A report by Unifor found that during that period, workers were exposed to 3000 toxic chemicals, 14 of which have come to be identified as carcinogens.

More than 600 Peterborough workers filed workers compensation claims charging that exposure to toxic chemicals left them with debilitating illnesses including an exceptionally high rate of cancer.

The company contested those claims.

Erie, Pennsylvania is another community that GE has let down.

The Erie locomotive plant, part of GE’s Transportation division, has for the three years seen a steady trickle of its jobs being shipped to a non-union factory in Texas.

GE is Erie’s largest employer, and it pays good, hard-won union wages.

But as it shifts more work to its non-union plant, workers have become more concerned about losing their jobs and the community is on edge about GE’s future plans.

Last year, GE announced that 570 Erie workers would be laid off beginning in 2018.

The layoffs were announced after a decline in demand for the products produced at Erie, but demand is starting to pick up.

GE in December announced that Canadian National Railway Company will buy 200 new GE locomotives over the next three years, and GE management in Erie told leaders of UE Local 506, the Erie production workers’ union, that they expect production to pick up by the beginning of next year.

Nevertheless, the company recently told the local newspaper that it still plans to lay off workers;  although, the layoff number has now been lowered to 300.

In a message to members, Mike Ferritto, business agent for Local 506, said that the union will continue to fight the layoffs.

UE and Unifor, both members of General Electric Trade Union Network, have already begun to take joint action to protect GE workers’ jobs and the communities where they work.

They have started an across-the-border campaign called GE-Commit to Our Communities to generate public pressure on GE to

  • End mass layoffs and plant shutdowns and honor its commitments to retirees,
  • End the practice of intimidating workers who try to exercise their fundamental right to organize collectively, and
  • Where GE has harmed the health of workers, community members or the environment, GE should offer lifetime medical monitoring at no cost to those persons exposed to PCBs and other toxic material, and financial restitution to communities.

On April 25, members of Unifor’s GE locals in Peterborough and UE local 506  demonstrated outside GE’s annual shareholders meeting in Pittsburgh.

“GE’s recent history of poor decision-making is hurting workers, communities, and shareholders,” said UE Local 506 President Scott Slawson. “Corporate leaders are making one bad move after another. The company’s decisions don’t make financial sense, they wreak havoc with the lives of GE workers and local economies, and they threaten to lead us all over a cliff.”

One of the bad moves to which Slawson may have been referring was GE’s decision to go into the long-term care insurance business.

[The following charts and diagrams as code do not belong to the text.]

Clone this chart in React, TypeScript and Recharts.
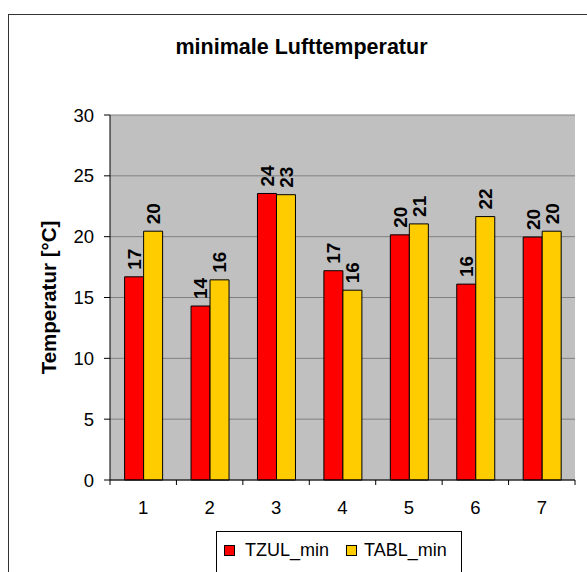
import React from 'react';
import { BarChart, Bar, XAxis, YAxis, CartesianGrid, LabelList } from 'recharts';

const categories = ['1', '2', '3', '4', '5', '6', '7'];
const tzulMin = [16.7, 14.3, 23.55, 17.2, 20.15, 16.1, 19.97];
const tablMin = [20.45, 16.45, 23.45, 15.6, 21.05, 21.65, 20.45];
const seriesNames = ['TZUL_min', 'TABL_min'];
const seriesKeys = ['tzul', 'tabl'];
const seriesColors = ['#FF0000', '#FFCC00'];
const yTicks = [0, 5, 10, 15, 20, 25, 30];
const title = 'minimale Lufttemperatur';
const yLabel = 'Temperatur [°C]';

const data = categories.map((c, i) => ({ cat: c, tzul: tzulMin[i], tabl: tablMin[i] }));

const FONT = '"Liberation Sans", Arial, sans-serif';
const X_TICK_SIZE = 5;
const X_TICK_MARGIN = 16;

const BarLabel = (props: any) => {
  const { x, y, width, value } = props;
  const cx = Number(x) + Number(width) / 2;
  const ty = Number(y) - 7;
  return (
    <text
      x={cx}
      y={ty}
      dy="0.36em"
      transform={`rotate(-90 ${cx} ${ty})`}
      textAnchor="start"
      fontSize={19}
      fontWeight="bold"
      fontFamily={FONT}
      fill="#000"
    >
      {Math.round(Number(value))}
    </text>
  );
};

const XTick = (props: any) => {
  const { x, y, payload, index, visibleTicksCount } = props;
  const half = payload && payload.offset ? payload.offset : 33.2;
  const axisY = y - X_TICK_SIZE - X_TICK_MARGIN;
  const isLast = index === (visibleTicksCount ?? categories.length) - 1;
  return (
    <g>
      <line x1={x - half} x2={x - half} y1={axisY} y2={axisY + X_TICK_SIZE} stroke="#000" />
      {isLast && <line x1={x + half} x2={x + half} y1={axisY} y2={axisY + X_TICK_SIZE} stroke="#000" />}
      <text x={x} y={y} dy="0.71em" textAnchor="middle" fontSize={18.5} fontFamily={FONT} fill="#000">
        {payload.value}
      </text>
    </g>
  );
};

const YAxisLabel = (props: any) => {
  const { viewBox } = props;
  const cy = viewBox.y + viewBox.height / 2;
  const lx = 55.7;
  return (
    <text
      x={lx}
      y={cy}
      transform={`rotate(-90 ${lx} ${cy})`}
      textAnchor="middle"
      fontSize={20.5}
      fontWeight="bold"
      fontFamily={FONT}
      fill="#000"
    >
      {yLabel}
    </text>
  );
};

export default function App() {
  return (
    <div
      style={{
        position: 'fixed',
        left: 0,
        top: 0,
        width: 587,
        height: 572,
        overflow: 'hidden',
        background: '#fff',
        fontFamily: FONT,
      }}
    >
      <div
        style={{
          position: 'absolute',
          left: 8,
          top: 14,
          width: 700,
          height: 700,
          border: '1px solid #333',
          boxSizing: 'border-box',
        }}
      />
      <div
        style={{
          position: 'absolute',
          left: 0,
          top: 34,
          width: 603,
          textAlign: 'center',
          fontSize: 21.5,
          fontWeight: 'bold',
          lineHeight: '26px',
          color: '#000',
        }}
      >
        {title}
      </div>
      <div style={{ position: 'absolute', left: 0, top: 0 }}>
        <BarChart
          width={587}
          height={572}
          data={data}
          margin={{ top: 115, right: 12, bottom: 62, left: 50 }}
          barCategoryGap="22%"
          barGap={0}
        >
          <CartesianGrid vertical={false} stroke="#808080" fill="#C0C0C0" fillOpacity={1} />
          <XAxis
            dataKey="cat"
            height={30}
            axisLine={{ stroke: '#000' }}
            tickLine={false}
            tickSize={X_TICK_SIZE}
            tickMargin={X_TICK_MARGIN}
            tick={<XTick />}
            interval={0}
          />
          <YAxis
            width={60}
            domain={[0, 30]}
            ticks={yTicks}
            axisLine={{ stroke: '#000' }}
            tickLine={{ stroke: '#000' }}
            tickSize={6}
            tickMargin={10}
            tick={{ fill: '#000', fontSize: 18.5, fontFamily: FONT }}
            label={<YAxisLabel />}
          />
          <YAxis
            yAxisId="right"
            orientation="right"
            width={0}
            domain={[0, 30]}
            tick={false}
            tickLine={false}
            axisLine={{ stroke: '#808080', strokeWidth: 2 }}
          />
          {seriesKeys.map((k, i) => (
            <Bar
              key={k}
              dataKey={k}
              name={seriesNames[i]}
              fill={seriesColors[i]}
              stroke="#000"
              strokeWidth={1}
              isAnimationActive={false}
            >
              <LabelList dataKey={k} content={<BarLabel />} />
            </Bar>
          ))}
        </BarChart>
      </div>
      <div
        style={{
          position: 'absolute',
          left: 216,
          top: 531,
          width: 246,
          height: 50,
          border: '1px solid #000',
          boxSizing: 'border-box',
          background: '#fff',
        }}
      >
        {seriesNames.map((n, i) => (
          <React.Fragment key={n}>
            <div
              style={{
                position: 'absolute',
                left: i === 0 ? 7 : 129,
                top: 13,
                width: 9,
                height: 9,
                background: seriesColors[i],
                border: '1px solid #000',
              }}
            />
            <div
              style={{
                position: 'absolute',
                left: i === 0 ? 28 : 147,
                top: 7,
                fontSize: 18,
                lineHeight: '22px',
                color: '#000',
                whiteSpace: 'nowrap',
              }}
            >
              {n}
            </div>
          </React.Fragment>
        ))}
      </div>
    </div>
  );
}
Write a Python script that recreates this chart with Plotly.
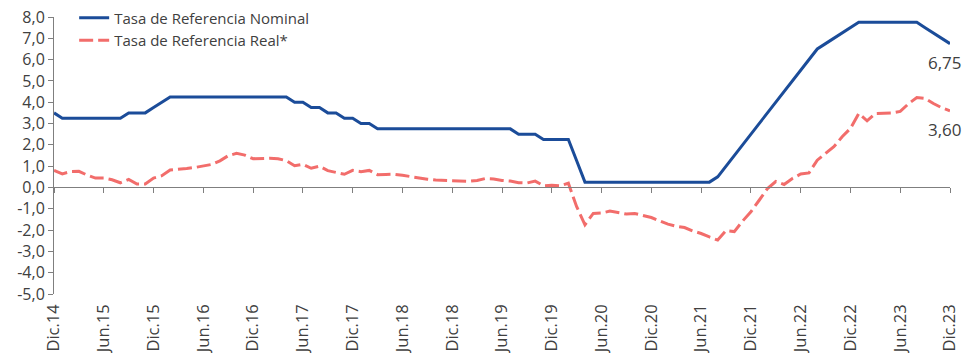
import plotly.graph_objects as go

# Monthly series, Dec-2014 .. Dec-2023
month_abbr = ["Ene", "Feb", "Mar", "Abr", "May", "Jun", "Jul", "Ago", "Sep", "Oct", "Nov", "Dic"]
months = ["Dic.14"] + [f"{month_abbr[m]}.{y % 100:02d}" for y in range(2015, 2024) for m in range(12)]

tasa_nominal = [
    3.50, 3.25, 3.25, 3.25, 3.25, 3.25, 3.25, 3.25, 3.25, 3.50, 3.50, 3.50,
    3.75, 4.00, 4.25, 4.25, 4.25, 4.25, 4.25, 4.25, 4.25, 4.25, 4.25, 4.25,
    4.25, 4.25, 4.25, 4.25, 4.25, 4.00, 4.00, 3.75, 3.75, 3.50, 3.50, 3.25,
    3.25, 3.00, 3.00, 2.75, 2.75, 2.75, 2.75, 2.75, 2.75, 2.75, 2.75, 2.75,
    2.75, 2.75, 2.75, 2.75, 2.75, 2.75, 2.75, 2.75, 2.50, 2.50, 2.50, 2.25,
    2.25, 2.25, 2.25, 1.25, 0.25, 0.25, 0.25, 0.25, 0.25, 0.25, 0.25, 0.25,
    0.25, 0.25, 0.25, 0.25, 0.25, 0.25, 0.25, 0.25, 0.50, 1.00, 1.50, 2.00,
    2.50, 3.00, 3.50, 4.00, 4.50, 5.00, 5.50, 6.00, 6.50, 6.75, 7.00, 7.25,
    7.50, 7.75, 7.75, 7.75, 7.75, 7.75, 7.75, 7.75, 7.75, 7.50, 7.25, 7.00,
    6.75,
]

tasa_real = [
    0.80, 0.64, 0.75, 0.76, 0.58, 0.44, 0.44, 0.36, 0.22, 0.38, 0.16, 0.16,
    0.44, 0.55, 0.82, 0.84, 0.89, 0.94, 1.00, 1.08, 1.25, 1.49, 1.60, 1.52,
    1.35, 1.37, 1.37, 1.35, 1.26, 1.02, 1.09, 0.90, 1.00, 0.79, 0.71, 0.62,
    0.80, 0.74, 0.80, 0.60, 0.61, 0.62, 0.57, 0.50, 0.45, 0.39, 0.35, 0.34,
    0.31, 0.30, 0.29, 0.33, 0.42, 0.40, 0.33, 0.30, 0.22, 0.21, 0.30, 0.08,
    0.10, 0.08, 0.20, -0.90, -1.75, -1.22, -1.20, -1.11, -1.17, -1.25, -1.22, -1.33,
    -1.41, -1.57, -1.72, -1.82, -1.88, -2.04, -2.16, -2.32, -2.47, -2.02, -2.07, -1.58,
    -1.14, -0.60, -0.05, 0.28, 0.14, 0.42, 0.63, 0.68, 1.28, 1.60, 1.91, 2.38,
    2.77, 3.47, 3.13, 3.47, 3.49, 3.50, 3.57, 3.93, 4.22, 4.18, 3.94, 3.74,
    3.60,
]

y_ticks = [8, 7, 6, 5, 4, 3, 2, 1, 0, -1, -2, -3, -4, -5]
y_tick_text = ["8,0", "7,0", "6,0", "5,0", "4,0", "3,0", "2,0", "1,0", "0,0",
               "-1,0", "-2,0", "-3,0", "-4,0", "-5,0"]
x_ticks = months[::6]

BLUE = "#1B4C99"
SALMON = "#F26D6B"
TEXT = "#404040"
AXIS = "#7F7F7F"
FONT = "Open Sans"

y_min, y_max = -5, 8

fig = go.Figure()
fig.add_trace(go.Scatter(
    x=months, y=tasa_nominal, name="Tasa de Referencia Nominal",
    mode="lines", line=dict(color=BLUE, width=3), cliponaxis=False,
))
fig.add_trace(go.Scatter(
    x=months, y=tasa_real, name="Tasa de Referencia Real*",
    mode="lines", line=dict(color=SALMON, width=3, dash="14px,5px"), cliponaxis=False,
))
# invisible helper trace so the zero-crossing axis is drawn
fig.add_trace(go.Scatter(
    x=months, y=[None] * len(months), xaxis="x2", showlegend=False,
    hoverinfo="skip", mode="lines",
))

# end-of-series value labels
for series in (tasa_nominal, tasa_real):
    fig.add_annotation(
        x=months[-1], y=series[-1], text=f"{series[-1]:.2f}".replace(".", ","),
        showarrow=False, xanchor="center", yanchor="middle",
        xshift=-5, yshift=-19, font=dict(family=FONT, size=17, color=TEXT),
    )

fig.update_layout(
    width=974, height=353,
    margin=dict(l=54, r=24, t=17, b=59, autoexpand=False),
    paper_bgcolor="white", plot_bgcolor="white",
    font=dict(family=FONT, color=TEXT),
    showlegend=True,
    legend=dict(
        x=0.0225, y=1.056, xanchor="left", yanchor="top",
        bgcolor="rgba(0,0,0,0)", font=dict(family=FONT, size=15, color=TEXT),
        tracegroupgap=0, itemwidth=30,
    ),
    xaxis=dict(
        type="category", range=[0, len(months) - 1],
        tickmode="array", tickvals=x_ticks, ticktext=x_ticks,
        tickangle=-90, tickfont=dict(family=FONT, size=16.5, color=TEXT),
        showline=False, ticks="", showgrid=False, zeroline=False,
        ticklabelstandoff=6, automargin=False,
    ),
    xaxis2=dict(
        type="category", range=[0, len(months) - 1], overlaying="x",
        anchor="free", position=(0 - y_min) / (y_max - y_min),
        tickmode="array", tickvals=x_ticks, showticklabels=False,
        ticks="outside", ticklen=5, tickcolor=AXIS, tickwidth=1,
        showline=True, linecolor=AXIS, linewidth=1, showgrid=False, zeroline=False,
    ),
    yaxis=dict(
        range=[y_min, y_max], tickmode="array", tickvals=y_ticks, ticktext=y_tick_text,
        tickfont=dict(family=FONT, size=16, color=TEXT),
        showline=True, linecolor=AXIS, linewidth=1,
        ticks="outside", ticklen=5, tickcolor=AXIS,
        showgrid=False, zeroline=False, automargin=False,
    ),
)

fig.write_html("out.html")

After the market failed to produce the revenue GE hoped for, the company scrambled to get out of the business, but it was too late.

GE recently took a $6.2 billion charge against earnings because of the losses from the failed venture.

The whooping losses became public shortly after GE announced in December that it was laying off 12,000 manufacturing workers worldwide.

In Pittsburgh some GE workers left the demonstration outside and went inside to address investors.

“GE workers are the economic stimulators of our communities,” said Tom Bobrowicz vice-president of local 506 to at the meeting. “We buy houses and new cars, we spend our income in the local communities. Over the last several years, GE has slashed the workforce in Erie from 3000 to 1500. GE’s workers, the communities where GE operates, and GE’s shareholders are all tied into this mess together. Getting GE on the right course starts with GE making a commitment to their employees and the communities in which they operate.”